Task brief: Write out each line that follows exactly as it stands, without the pictures.

# START OF Data lines

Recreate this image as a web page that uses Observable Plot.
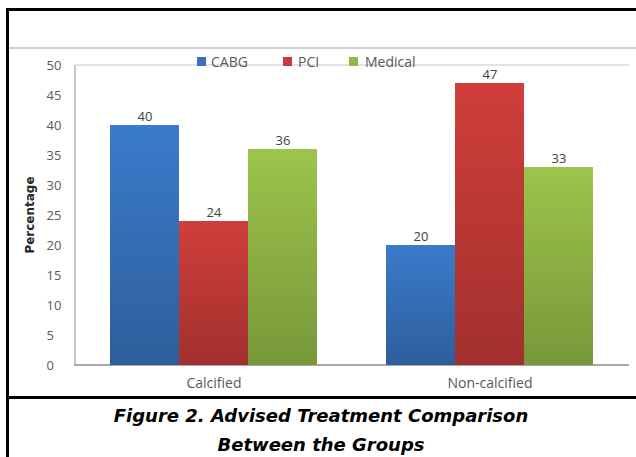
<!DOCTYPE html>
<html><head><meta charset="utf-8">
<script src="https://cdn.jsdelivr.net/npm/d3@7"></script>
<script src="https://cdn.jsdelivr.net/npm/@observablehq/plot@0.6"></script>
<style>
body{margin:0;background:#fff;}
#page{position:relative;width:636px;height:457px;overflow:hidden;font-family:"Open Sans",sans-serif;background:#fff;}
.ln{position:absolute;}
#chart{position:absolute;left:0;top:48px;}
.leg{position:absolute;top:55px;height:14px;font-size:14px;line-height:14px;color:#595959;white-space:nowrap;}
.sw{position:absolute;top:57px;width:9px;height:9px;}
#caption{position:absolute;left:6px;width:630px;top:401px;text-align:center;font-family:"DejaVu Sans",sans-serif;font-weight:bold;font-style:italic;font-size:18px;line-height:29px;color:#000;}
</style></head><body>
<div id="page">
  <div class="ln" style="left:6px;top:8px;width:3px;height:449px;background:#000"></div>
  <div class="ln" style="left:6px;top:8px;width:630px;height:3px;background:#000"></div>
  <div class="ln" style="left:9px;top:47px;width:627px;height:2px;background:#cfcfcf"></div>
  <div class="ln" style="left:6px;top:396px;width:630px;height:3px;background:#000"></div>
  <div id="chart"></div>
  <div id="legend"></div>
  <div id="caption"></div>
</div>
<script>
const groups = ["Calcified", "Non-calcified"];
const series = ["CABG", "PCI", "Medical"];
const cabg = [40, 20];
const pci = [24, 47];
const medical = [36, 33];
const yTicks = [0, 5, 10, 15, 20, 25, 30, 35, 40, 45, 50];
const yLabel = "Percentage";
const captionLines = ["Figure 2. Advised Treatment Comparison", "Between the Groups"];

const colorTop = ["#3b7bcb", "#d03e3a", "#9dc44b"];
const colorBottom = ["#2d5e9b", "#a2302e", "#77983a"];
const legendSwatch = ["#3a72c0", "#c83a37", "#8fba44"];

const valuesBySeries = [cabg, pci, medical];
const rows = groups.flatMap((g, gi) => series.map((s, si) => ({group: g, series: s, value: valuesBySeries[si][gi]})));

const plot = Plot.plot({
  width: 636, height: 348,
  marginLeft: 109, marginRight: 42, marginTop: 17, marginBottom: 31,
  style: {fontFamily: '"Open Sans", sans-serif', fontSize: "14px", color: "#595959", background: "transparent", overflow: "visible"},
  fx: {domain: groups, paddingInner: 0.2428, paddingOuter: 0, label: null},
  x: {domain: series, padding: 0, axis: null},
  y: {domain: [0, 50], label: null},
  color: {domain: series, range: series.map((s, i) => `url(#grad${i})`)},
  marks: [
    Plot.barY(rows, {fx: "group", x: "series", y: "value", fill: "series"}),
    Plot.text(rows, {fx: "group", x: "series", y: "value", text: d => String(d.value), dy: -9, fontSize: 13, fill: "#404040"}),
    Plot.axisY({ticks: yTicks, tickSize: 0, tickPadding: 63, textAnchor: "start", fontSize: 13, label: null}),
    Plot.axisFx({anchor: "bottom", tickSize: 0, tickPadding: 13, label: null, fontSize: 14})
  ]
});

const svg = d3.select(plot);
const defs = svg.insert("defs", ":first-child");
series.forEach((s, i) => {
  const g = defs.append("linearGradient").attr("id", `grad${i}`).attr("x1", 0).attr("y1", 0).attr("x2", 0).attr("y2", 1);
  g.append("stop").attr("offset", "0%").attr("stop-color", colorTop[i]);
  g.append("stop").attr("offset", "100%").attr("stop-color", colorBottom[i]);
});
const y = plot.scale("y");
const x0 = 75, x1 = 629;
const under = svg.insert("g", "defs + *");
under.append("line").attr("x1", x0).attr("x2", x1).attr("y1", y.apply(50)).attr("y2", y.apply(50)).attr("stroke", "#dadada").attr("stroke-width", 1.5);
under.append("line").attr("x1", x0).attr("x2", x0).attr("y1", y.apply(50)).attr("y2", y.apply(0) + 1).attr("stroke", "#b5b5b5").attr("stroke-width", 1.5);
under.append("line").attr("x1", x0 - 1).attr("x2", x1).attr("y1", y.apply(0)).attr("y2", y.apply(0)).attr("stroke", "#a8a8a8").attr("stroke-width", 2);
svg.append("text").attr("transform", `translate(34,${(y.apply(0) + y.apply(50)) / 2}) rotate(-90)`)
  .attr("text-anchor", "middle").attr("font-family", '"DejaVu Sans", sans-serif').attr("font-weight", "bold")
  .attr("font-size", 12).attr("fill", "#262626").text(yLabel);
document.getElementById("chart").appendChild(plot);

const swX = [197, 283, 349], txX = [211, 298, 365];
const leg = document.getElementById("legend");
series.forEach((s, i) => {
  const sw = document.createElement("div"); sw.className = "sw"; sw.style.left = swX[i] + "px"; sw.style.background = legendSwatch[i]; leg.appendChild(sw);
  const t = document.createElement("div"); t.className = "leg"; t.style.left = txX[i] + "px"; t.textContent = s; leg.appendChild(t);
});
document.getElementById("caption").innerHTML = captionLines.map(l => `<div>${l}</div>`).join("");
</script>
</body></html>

# END OF Data lines

Answer to the problem:
Recreate this image as a web page that uses Observable Plot.
<!DOCTYPE html>
<html><head><meta charset="utf-8">
<script src="https://cdn.jsdelivr.net/npm/d3@7"></script>
<script src="https://cdn.jsdelivr.net/npm/@observablehq/plot@0.6"></script>
<style>
body{margin:0;background:#fff;}
#page{position:relative;width:636px;height:457px;overflow:hidden;font-family:"Open Sans",sans-serif;background:#fff;}
.ln{position:absolute;}
#chart{position:absolute;left:0;top:48px;}
.leg{position:absolute;top:55px;height:14px;font-size:14px;line-height:14px;color:#595959;white-space:nowrap;}
.sw{position:absolute;top:57px;width:9px;height:9px;}
#caption{position:absolute;left:6px;width:630px;top:401px;text-align:center;font-family:"DejaVu Sans",sans-serif;font-weight:bold;font-style:italic;font-size:18px;line-height:29px;color:#000;}
</style></head><body>
<div id="page">
  <div class="ln" style="left:6px;top:8px;width:3px;height:449px;background:#000"></div>
  <div class="ln" style="left:6px;top:8px;width:630px;height:3px;background:#000"></div>
  <div class="ln" style="left:9px;top:47px;width:627px;height:2px;background:#cfcfcf"></div>
  <div class="ln" style="left:6px;top:396px;width:630px;height:3px;background:#000"></div>
  <div id="chart"></div>
  <div id="legend"></div>
  <div id="caption"></div>
</div>
<script>
const groups = ["Calcified", "Non-calcified"];
const series = ["CABG", "PCI", "Medical"];
const cabg = [40, 20];
const pci = [24, 47];
const medical = [36, 33];
const yTicks = [0, 5, 10, 15, 20, 25, 30, 35, 40, 45, 50];
const yLabel = "Percentage";
const captionLines = ["Figure 2. Advised Treatment Comparison", "Between the Groups"];

const colorTop = ["#3b7bcb", "#d03e3a", "#9dc44b"];
const colorBottom = ["#2d5e9b", "#a2302e", "#77983a"];
const legendSwatch = ["#3a72c0", "#c83a37", "#8fba44"];

const valuesBySeries = [cabg, pci, medical];
const rows = groups.flatMap((g, gi) => series.map((s, si) => ({group: g, series: s, value: valuesBySeries[si][gi]})));

const plot = Plot.plot({
  width: 636, height: 348,
  marginLeft: 109, marginRight: 42, marginTop: 17, marginBottom: 31,
  style: {fontFamily: '"Open Sans", sans-serif', fontSize: "14px", color: "#595959", background: "transparent", overflow: "visible"},
  fx: {domain: groups, paddingInner: 0.2428, paddingOuter: 0, label: null},
  x: {domain: series, padding: 0, axis: null},
  y: {domain: [0, 50], label: null},
  color: {domain: series, range: series.map((s, i) => `url(#grad${i})`)},
  marks: [
    Plot.barY(rows, {fx: "group", x: "series", y: "value", fill: "series"}),
    Plot.text(rows, {fx: "group", x: "series", y: "value", text: d => String(d.value), dy: -9, fontSize: 13, fill: "#404040"}),
    Plot.axisY({ticks: yTicks, tickSize: 0, tickPadding: 63, textAnchor: "start", fontSize: 13, label: null}),
    Plot.axisFx({anchor: "bottom", tickSize: 0, tickPadding: 13, label: null, fontSize: 14})
  ]
});

const svg = d3.select(plot);
const defs = svg.insert("defs", ":first-child");
series.forEach((s, i) => {
  const g = defs.append("linearGradient").attr("id", `grad${i}`).attr("x1", 0).attr("y1", 0).attr("x2", 0).attr("y2", 1);
  g.append("stop").attr("offset", "0%").attr("stop-color", colorTop[i]);
  g.append("stop").attr("offset", "100%").attr("stop-color", colorBottom[i]);
});
const y = plot.scale("y");
const x0 = 75, x1 = 629;
const under = svg.insert("g", "defs + *");
under.append("line").attr("x1", x0).attr("x2", x1).attr("y1", y.apply(50)).attr("y2", y.apply(50)).attr("stroke", "#dadada").attr("stroke-width", 1.5);
under.append("line").attr("x1", x0).attr("x2", x0).attr("y1", y.apply(50)).attr("y2", y.apply(0) + 1).attr("stroke", "#b5b5b5").attr("stroke-width", 1.5);
under.append("line").attr("x1", x0 - 1).attr("x2", x1).attr("y1", y.apply(0)).attr("y2", y.apply(0)).attr("stroke", "#a8a8a8").attr("stroke-width", 2);
svg.append("text").attr("transform", `translate(34,${(y.apply(0) + y.apply(50)) / 2}) rotate(-90)`)
  .attr("text-anchor", "middle").attr("font-family", '"DejaVu Sans", sans-serif').attr("font-weight", "bold")
  .attr("font-size", 12).attr("fill", "#262626").text(yLabel);
document.getElementById("chart").appendChild(plot);

const swX = [197, 283, 349], txX = [211, 298, 365];
const leg = document.getElementById("legend");
series.forEach((s, i) => {
  const sw = document.createElement("div"); sw.className = "sw"; sw.style.left = swX[i] + "px"; sw.style.background = legendSwatch[i]; leg.appendChild(sw);
  const t = document.createElement("div"); t.className = "leg"; t.style.left = txX[i] + "px"; t.textContent = s; leg.appendChild(t);
});
document.getElementById("caption").innerHTML = captionLines.map(l => `<div>${l}</div>`).join("");
</script>
</body></html>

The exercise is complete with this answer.